Exercise task =>
Copy nothing but the part that opens with the line containing "Reproduce this chart with Plotly." and closes with the line containing "import plotly.graph_objects as go". Do not include pictures.

==*==

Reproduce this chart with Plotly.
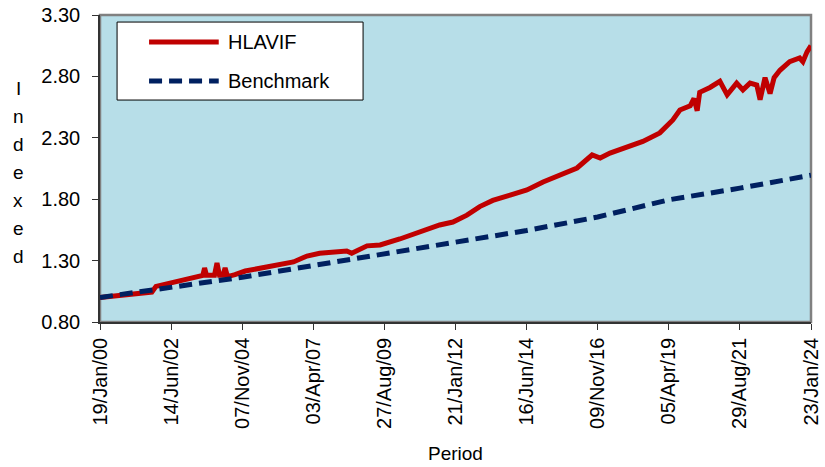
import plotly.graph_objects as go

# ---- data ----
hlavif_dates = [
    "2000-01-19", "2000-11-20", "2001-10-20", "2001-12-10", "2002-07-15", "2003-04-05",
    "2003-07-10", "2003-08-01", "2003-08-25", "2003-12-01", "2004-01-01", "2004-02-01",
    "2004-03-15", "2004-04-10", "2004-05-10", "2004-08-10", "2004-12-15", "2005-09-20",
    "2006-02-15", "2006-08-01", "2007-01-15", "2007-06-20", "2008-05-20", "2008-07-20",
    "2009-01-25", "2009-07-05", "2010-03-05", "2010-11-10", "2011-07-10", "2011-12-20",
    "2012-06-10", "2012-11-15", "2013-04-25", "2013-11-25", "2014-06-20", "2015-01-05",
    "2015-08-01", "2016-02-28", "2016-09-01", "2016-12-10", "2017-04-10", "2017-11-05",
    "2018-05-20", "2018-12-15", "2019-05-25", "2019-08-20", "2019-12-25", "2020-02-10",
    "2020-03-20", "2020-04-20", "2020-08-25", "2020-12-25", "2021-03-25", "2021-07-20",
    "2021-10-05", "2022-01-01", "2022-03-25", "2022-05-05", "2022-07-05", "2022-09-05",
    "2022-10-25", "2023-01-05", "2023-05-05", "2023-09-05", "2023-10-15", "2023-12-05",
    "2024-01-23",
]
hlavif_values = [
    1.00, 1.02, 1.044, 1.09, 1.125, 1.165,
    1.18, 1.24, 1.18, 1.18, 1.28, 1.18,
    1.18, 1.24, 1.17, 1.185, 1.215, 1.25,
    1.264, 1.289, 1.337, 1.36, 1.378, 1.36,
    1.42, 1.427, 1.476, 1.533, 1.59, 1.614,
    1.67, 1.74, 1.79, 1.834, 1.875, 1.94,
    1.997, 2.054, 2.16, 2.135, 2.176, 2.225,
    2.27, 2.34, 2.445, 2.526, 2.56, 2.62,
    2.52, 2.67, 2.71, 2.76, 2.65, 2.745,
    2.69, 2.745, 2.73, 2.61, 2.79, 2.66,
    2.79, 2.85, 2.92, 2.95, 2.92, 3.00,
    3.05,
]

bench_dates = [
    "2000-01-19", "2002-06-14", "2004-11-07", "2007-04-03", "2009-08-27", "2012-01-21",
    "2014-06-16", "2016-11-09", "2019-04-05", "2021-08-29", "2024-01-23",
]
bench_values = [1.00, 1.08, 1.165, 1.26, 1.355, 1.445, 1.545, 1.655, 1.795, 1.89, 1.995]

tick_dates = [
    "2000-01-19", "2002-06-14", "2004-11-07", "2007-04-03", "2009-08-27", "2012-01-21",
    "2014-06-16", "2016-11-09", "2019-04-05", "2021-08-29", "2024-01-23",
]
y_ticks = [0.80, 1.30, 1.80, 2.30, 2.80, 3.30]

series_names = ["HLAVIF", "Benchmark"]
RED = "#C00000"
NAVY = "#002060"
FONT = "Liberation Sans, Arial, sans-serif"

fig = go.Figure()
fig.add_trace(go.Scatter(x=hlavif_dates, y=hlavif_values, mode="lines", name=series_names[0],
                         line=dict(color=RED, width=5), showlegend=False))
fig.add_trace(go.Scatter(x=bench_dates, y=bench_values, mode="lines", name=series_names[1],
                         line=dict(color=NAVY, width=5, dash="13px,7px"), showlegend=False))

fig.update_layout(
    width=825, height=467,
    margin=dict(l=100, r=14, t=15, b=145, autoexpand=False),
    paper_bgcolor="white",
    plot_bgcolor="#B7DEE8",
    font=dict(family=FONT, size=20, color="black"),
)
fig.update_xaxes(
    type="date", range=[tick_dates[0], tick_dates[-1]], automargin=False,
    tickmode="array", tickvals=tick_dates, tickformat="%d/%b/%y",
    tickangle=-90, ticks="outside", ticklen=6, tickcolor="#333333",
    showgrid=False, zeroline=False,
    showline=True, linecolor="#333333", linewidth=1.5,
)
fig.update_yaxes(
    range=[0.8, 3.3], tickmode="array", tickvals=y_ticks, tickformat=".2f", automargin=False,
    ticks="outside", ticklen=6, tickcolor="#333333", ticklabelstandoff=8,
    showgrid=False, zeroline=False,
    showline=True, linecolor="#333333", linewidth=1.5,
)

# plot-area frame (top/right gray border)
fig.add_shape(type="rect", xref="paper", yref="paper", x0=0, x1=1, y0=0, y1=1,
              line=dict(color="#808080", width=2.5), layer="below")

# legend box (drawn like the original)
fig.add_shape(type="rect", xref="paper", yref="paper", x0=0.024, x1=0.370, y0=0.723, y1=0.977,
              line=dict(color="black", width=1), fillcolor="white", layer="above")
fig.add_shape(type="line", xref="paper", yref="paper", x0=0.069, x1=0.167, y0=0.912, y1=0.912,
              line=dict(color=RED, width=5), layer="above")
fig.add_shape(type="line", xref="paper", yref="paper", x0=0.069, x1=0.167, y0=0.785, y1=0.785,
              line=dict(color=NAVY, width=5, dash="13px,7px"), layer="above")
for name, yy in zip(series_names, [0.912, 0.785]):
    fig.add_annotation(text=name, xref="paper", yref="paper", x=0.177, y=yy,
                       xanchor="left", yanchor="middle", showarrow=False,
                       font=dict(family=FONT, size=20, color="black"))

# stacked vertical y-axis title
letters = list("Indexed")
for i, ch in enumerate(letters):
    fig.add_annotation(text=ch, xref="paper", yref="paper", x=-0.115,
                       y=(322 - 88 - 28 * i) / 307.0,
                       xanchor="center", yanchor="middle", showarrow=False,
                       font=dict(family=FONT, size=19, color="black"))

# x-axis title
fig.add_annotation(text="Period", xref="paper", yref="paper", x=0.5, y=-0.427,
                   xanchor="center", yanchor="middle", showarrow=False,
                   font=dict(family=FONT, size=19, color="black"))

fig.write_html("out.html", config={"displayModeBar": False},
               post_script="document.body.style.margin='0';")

==*==

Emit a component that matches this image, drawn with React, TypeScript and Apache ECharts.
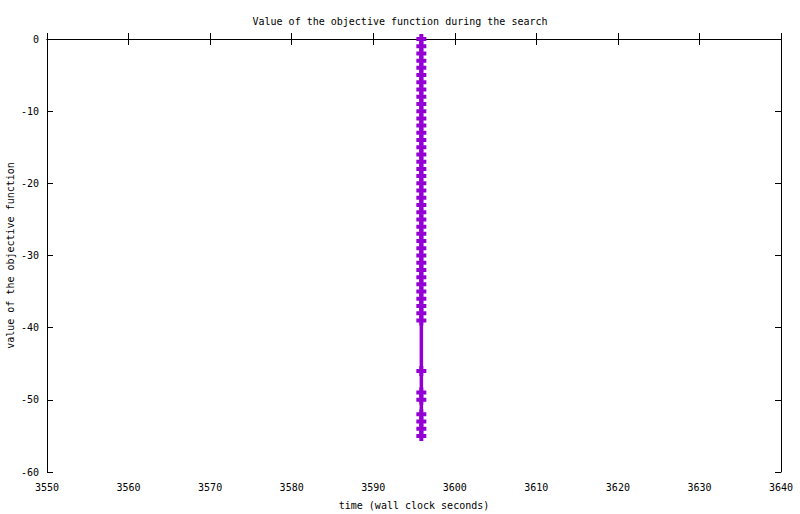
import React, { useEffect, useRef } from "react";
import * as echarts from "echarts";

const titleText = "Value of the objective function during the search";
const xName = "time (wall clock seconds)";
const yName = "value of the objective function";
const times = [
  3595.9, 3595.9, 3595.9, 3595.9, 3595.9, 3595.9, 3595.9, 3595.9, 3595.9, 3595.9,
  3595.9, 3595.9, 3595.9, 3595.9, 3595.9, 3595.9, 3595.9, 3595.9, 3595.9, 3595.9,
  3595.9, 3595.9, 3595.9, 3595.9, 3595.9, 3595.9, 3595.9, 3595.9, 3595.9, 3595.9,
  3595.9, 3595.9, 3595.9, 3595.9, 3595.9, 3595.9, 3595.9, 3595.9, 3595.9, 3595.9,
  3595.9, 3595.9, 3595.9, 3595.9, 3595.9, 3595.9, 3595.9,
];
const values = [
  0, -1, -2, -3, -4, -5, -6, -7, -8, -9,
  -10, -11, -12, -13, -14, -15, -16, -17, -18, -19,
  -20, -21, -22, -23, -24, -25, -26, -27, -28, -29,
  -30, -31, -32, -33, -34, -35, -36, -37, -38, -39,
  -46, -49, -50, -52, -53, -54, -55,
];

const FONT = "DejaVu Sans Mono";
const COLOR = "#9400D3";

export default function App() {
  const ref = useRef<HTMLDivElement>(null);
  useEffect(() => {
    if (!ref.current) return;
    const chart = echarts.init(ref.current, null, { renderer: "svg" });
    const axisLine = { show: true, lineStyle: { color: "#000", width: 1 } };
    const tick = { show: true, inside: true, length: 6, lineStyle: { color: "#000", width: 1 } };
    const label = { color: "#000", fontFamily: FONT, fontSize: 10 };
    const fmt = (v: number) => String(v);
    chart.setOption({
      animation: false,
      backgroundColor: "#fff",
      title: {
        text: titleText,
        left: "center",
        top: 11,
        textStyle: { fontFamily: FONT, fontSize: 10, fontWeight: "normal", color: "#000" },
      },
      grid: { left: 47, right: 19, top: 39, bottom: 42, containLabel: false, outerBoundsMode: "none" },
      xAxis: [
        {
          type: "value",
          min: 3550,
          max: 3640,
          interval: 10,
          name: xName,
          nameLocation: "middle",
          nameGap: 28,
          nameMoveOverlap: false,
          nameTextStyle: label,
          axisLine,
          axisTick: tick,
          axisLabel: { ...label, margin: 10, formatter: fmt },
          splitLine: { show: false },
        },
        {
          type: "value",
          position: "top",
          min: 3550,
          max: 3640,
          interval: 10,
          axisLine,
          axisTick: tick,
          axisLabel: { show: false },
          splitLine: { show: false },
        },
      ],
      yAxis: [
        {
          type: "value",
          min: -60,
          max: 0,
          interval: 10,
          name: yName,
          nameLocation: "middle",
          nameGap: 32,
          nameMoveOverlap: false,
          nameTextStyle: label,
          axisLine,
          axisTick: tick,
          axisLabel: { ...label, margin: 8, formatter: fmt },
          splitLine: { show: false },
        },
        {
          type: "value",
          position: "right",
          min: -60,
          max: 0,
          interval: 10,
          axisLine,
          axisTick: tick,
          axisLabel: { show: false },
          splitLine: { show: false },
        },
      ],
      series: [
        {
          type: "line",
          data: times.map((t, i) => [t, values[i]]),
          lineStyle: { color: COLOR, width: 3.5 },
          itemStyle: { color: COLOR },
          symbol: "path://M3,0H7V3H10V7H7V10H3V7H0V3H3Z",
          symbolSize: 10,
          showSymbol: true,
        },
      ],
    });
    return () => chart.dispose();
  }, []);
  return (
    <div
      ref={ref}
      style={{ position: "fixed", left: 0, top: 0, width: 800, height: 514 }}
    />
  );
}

==*==

Written answer =>
Reproduce this chart with Plotly.
import plotly.graph_objects as go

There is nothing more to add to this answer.